== SOURCE DATA ==

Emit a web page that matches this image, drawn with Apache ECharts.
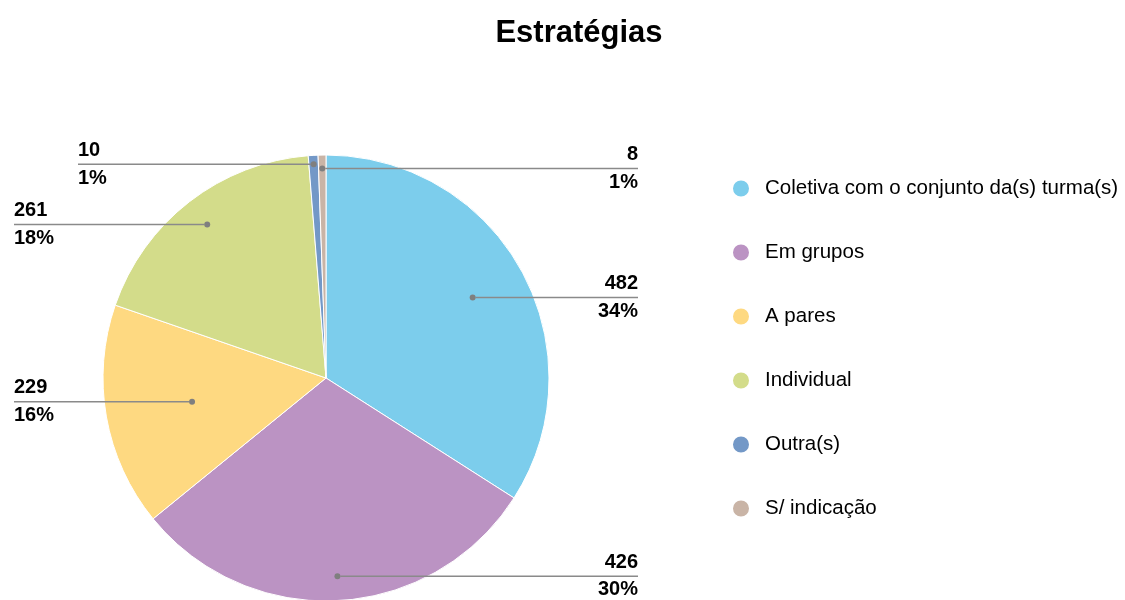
<!DOCTYPE html>
<html>
<head>
<meta charset="utf-8">
<title>Estratégias</title>
<script src="https://cdn.jsdelivr.net/npm/echarts@6/dist/echarts.min.js"></script>
<style>
  html, body { margin: 0; padding: 0; background: #fff; }
  #chart { width: 1125px; height: 600px; }
</style>
</head>
<body>
<div id="chart"></div>
<script>
var categories = ['Coletiva com o conjunto da(s) turma(s)', 'Em grupos', 'A pares', 'Individual', 'Outra(s)', 'S/ indicação'];
var values = [482, 426, 229, 261, 10, 8];
var colors = ['#7ccdec', '#bb93c3', '#fed981', '#d3dc8a', '#7398c7', '#c9b4a6'];
// label placement: side, how far out (share of radius) the leader starts, inset from the edge
var labelSide = ['right', 'right', 'left', 'left', 'left', 'right'];
var anchorRadius = [0.75, 0.89, 0.61, 0.87, 0.96, 0.94];
var labelInset = [0, 0, 0, 0, 64, 0];

var total = values.reduce(function (a, b) { return a + b; }, 0);
var anchors = [];
var cum = 0;
values.forEach(function (v, i) {
    anchors.push([anchorRadius[i], cum + v / 2]);
    cum += v;
});

var font = 'Liberation Sans';
var pieCenter = [326, 378];
var pieRadius = 223;
var lineColor = '#8a8a8a';

var chart = echarts.init(document.getElementById('chart'));
chart.setOption({
    animation: false,
    title: {
        text: 'Estratégias',
        left: 579,
        top: 18,
        textAlign: 'center',
        padding: 0,
        textStyle: { fontFamily: font, fontSize: 31, fontWeight: 'bold', color: '#000' }
    },
    legend: {
        orient: 'vertical',
        left: 731,
        top: 178,
        padding: 0,
        icon: 'circle',
        itemWidth: 18,
        itemHeight: 18,
        itemGap: 43,
        data: categories,
        textStyle: { fontFamily: font, fontSize: 20.5, color: '#000', padding: [0, 0, 0, 10] }
    },
    polar: { center: pieCenter, radius: pieRadius },
    angleAxis: { type: 'value', min: 0, max: total, startAngle: 90, clockwise: true, show: false },
    radiusAxis: { type: 'value', min: 0, max: 1, show: false },
    series: [
        {
            type: 'pie',
            center: pieCenter,
            radius: pieRadius,
            startAngle: 90,
            clockwise: true,
            avoidLabelOverlap: false,
            label: { show: false },
            labelLine: { show: false },
            itemStyle: { borderColor: '#fff', borderWidth: 1 },
            emphasis: { disabled: true },
            data: categories.map(function (c, i) {
                return { name: c, value: values[i], itemStyle: { color: colors[i] } };
            })
        },
        {
            type: 'scatter',
            name: 'rótulos',
            coordinateSystem: 'polar',
            z: 5,
            symbol: 'circle',
            symbolSize: 6,
            itemStyle: { color: '#7f7f7f', opacity: 1 },
            silent: true,
            data: anchors,
            label: {
                show: true,
                distance: 0,
                color: '#000',
                opacity: 1,
                textBorderWidth: 0,
                formatter: function (p) {
                    var i = p.dataIndex;
                    return '{v|' + values[i] + '}\n{l|}\n{p|' + Math.round(values[i] / total * 100) + '%}';
                },
                rich: {
                    v: { fontFamily: font, fontSize: 20, fontWeight: 'bold', color: '#000', height: 26, lineHeight: 26, verticalAlign: 'bottom' },
                    l: { width: 42, height: 1.5, lineHeight: 1.5, backgroundColor: lineColor },
                    p: { fontFamily: font, fontSize: 20, fontWeight: 'bold', color: '#000', height: 26, lineHeight: 26, verticalAlign: 'top' }
                }
            },
            labelLine: { show: true, lineStyle: { color: lineColor, width: 1.5, opacity: 1 } },
            labelLayout: function (p) {
                var i = p.dataIndex;
                var x0 = p.rect.x + p.rect.width / 2;
                var y0 = p.rect.y + p.rect.height / 2;
                var right = labelSide[i] === 'right';
                var xe = right ? 638 - labelInset[i] : 14 + labelInset[i];
                return {
                    x: xe,
                    y: y0,
                    align: right ? 'right' : 'left',
                    verticalAlign: 'middle',
                    labelLinePoints: [[x0, y0], [(x0 + xe) / 2, y0], [xe, y0]]
                };
            }
        }
    ]
});
</script>
</body>
</html>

===

### [INSTRUCTION]
Write out exactly the opening lines of the data, stopping after the line that holds "var labelInset = [0, 0, 0, 0, 64, 0];". Exclude pictures.

### [THE RESULT]
Emit a web page that matches this image, drawn with Apache ECharts.
<!DOCTYPE html>
<html>
<head>
<meta charset="utf-8">
<title>Estratégias</title>
<script src="https://cdn.jsdelivr.net/npm/echarts@6/dist/echarts.min.js"></script>
<style>
  html, body { margin: 0; padding: 0; background: #fff; }
  #chart { width: 1125px; height: 600px; }
</style>
</head>
<body>
<div id="chart"></div>
<script>
var categories = ['Coletiva com o conjunto da(s) turma(s)', 'Em grupos', 'A pares', 'Individual', 'Outra(s)', 'S/ indicação'];
var values = [482, 426, 229, 261, 10, 8];
var colors = ['#7ccdec', '#bb93c3', '#fed981', '#d3dc8a', '#7398c7', '#c9b4a6'];
// label placement: side, how far out (share of radius) the leader starts, inset from the edge
var labelSide = ['right', 'right', 'left', 'left', 'left', 'right'];
var anchorRadius = [0.75, 0.89, 0.61, 0.87, 0.96, 0.94];
var labelInset = [0, 0, 0, 0, 64, 0];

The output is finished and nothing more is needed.